Depressa caí em mim e olhei em redor para ver se alguém tinha reparado na minha figura vagamente triste. Percebi que ninguém tinha reparado. Felizmente a minha interpretação algo jagunça não chegara a abandonar as imediações do cérebro. Apressei-me a condenar o excesso algo bacoco da tarja, observando no entanto que o seu único defeito fora ter passado da ideia à execução. É um instante fatal que sempre separa a burrice da infelicidade, quiçá da boçalidade, que hoje se vê acometido pela vertigem das redes sociais. Imaginem que, nesse preciso instante, um amigo ou camarada adepto tinha interrompido para dizer “espera lá, isso talvez seja demais… fica antes o maior de portugal”. Mas nem sempre os correligionários estão lá para nos ajudar. O silêncio, que tantas vezes é de ouro, neste caso foi de lata, ou de bronze. A tarja acabou por ver a luz do dia. O clássico, esse, terminou como se sabe. Quer o destino que o Benfica esteja hoje em vias de acabar num indigno terceiro lugar. Há quem lhe chame crueldade, mas a crueldade não é, certamente, e a injustiça não acontece assim. É mesmo o karma. Um pentamelão.
No fundo, se todos nos limitássemos a guardar para nós pensamentos pouco inspirados ou inadequados, se nos limitássemos, porque não a partilhá-los com alguns correligionários capazes de compreender o contexto, talvez evitássemos eternizar tanta patacoada, ou lhes déssemos uma última oportunidade antes de passarem da má ideia à execução, o que nas redes sociais se traduz frequentemente em passar da intimidade à figura de urso. É como se caíssemos nas armadilhas montadas pelo nosso próprio cérebro, que se convence da importância ou da acutilância intelectual do que tem para dizer. Ainda que lutemos estoicamente contra isso, é quase sempre falso que tenhamos alguma coisa importante para dizer ao mundo. Estão à vontade para usar esse argumento contra mim.

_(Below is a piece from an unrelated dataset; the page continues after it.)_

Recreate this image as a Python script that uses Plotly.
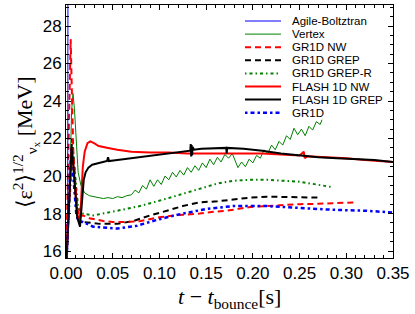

Vem isto a propósito da reacção de milhares de benfiquistas nas redes sociais ao facto de ontem, em pleno Estádio do Dragão, o treinador campeão ter festejado na companhia dos que mais ama. Para quem não sabe, o Rodrigo é um dos cinco filhos de Sérgio Conceição e representa a equipa júnior do Sport Lisboa e Benfica. Foi vingando a tese de que um atleta do clube não poderia pisar assim o relvado do Dragão e eu pergunto: que adeptos são estes que condenam um atleta por querer estar com o pai num dos momentos mais importantes da sua vida? Será que esta gente tem noção dos limites do clubismo? É uma pergunta retórica. Está visto que não.
Por isso, apelo a um último reduto. Relembre-se o contexto, sem caridade nem ignorância, simplesmente com um pingo de humanidade. Sérgio Conceição perdeu o pai aos dezasseis anos de idade. Perdeu a mãe dois anos depois. É um de oito irmãos que, segundo ele, viveram dias muito complicados para fazer a sua vida funcionar. Não é difícil perceber porquê. Construiu uma família, linda por sinal. Tem cinco filhos. Agora coloquem-se no lugar de um filho educado por este pai. Eu posso não gostar do clube representado por Sérgio Conceição, posso reconhecer defeitos nos dirigentes do seu clube, quiçá até em alguns dos seus adeptos, mas, talvez por já ser pai de dois rapazes, sou incapaz de olhar para a imagem de Sérgio Conceição com a sua família, conhecendo a sua história de vida, e não ficar comovido. É que nem me passou pela cabeça criticar o filho dele.
Custa-me perceber como é que chegámos aqui. Neste caso, trata-se de uma comoção que deve tanto ao respeito pelo homem quanto à felicidade associada à conquista de um título nacional. Não deveríamos ter que ser adeptos do Futebol Clube do Porto para ver ali um homem que, goste-se ou não, trabalhou que se desunhou para chegar onde chegou. Não deveríamos ter que ser adeptos do Futebol Clube do Porto para conseguir reconhecer a importância simbólica daquele momento, mesmo que a contra-gosto clubístico. Como os bons entendedores nem sempre entendem meias palavras, Sérgio Conceição fez questão de explicar, ainda na noite de sábado, quando dedicou a vitória aos seus falecidos pais, momentos antes de deixar que a emoção levasse a melhor. Neste caso, fez bem em não guardar para si.
Estou confiante de que há em todos os adeptos incapazes de ver isto uma réstia de bom senso ou decência que acabará por imperar sobre as suas costelas de hooligan. Escusam de dizer que pensaram melhor e que agora concordam. Basta guardarem para vocês. Quanto ao Benfica, se quiser ser maior que Portugal, terá que avançar legalmente com vista à definição de um território independente. A tarefa não se antevê fácil. Talvez seja melhor começarmos por ser maiores que o Porto - dentro de campo, onde muitos de nós se comoveram pela primeira vez, de felicidade ou tristeza.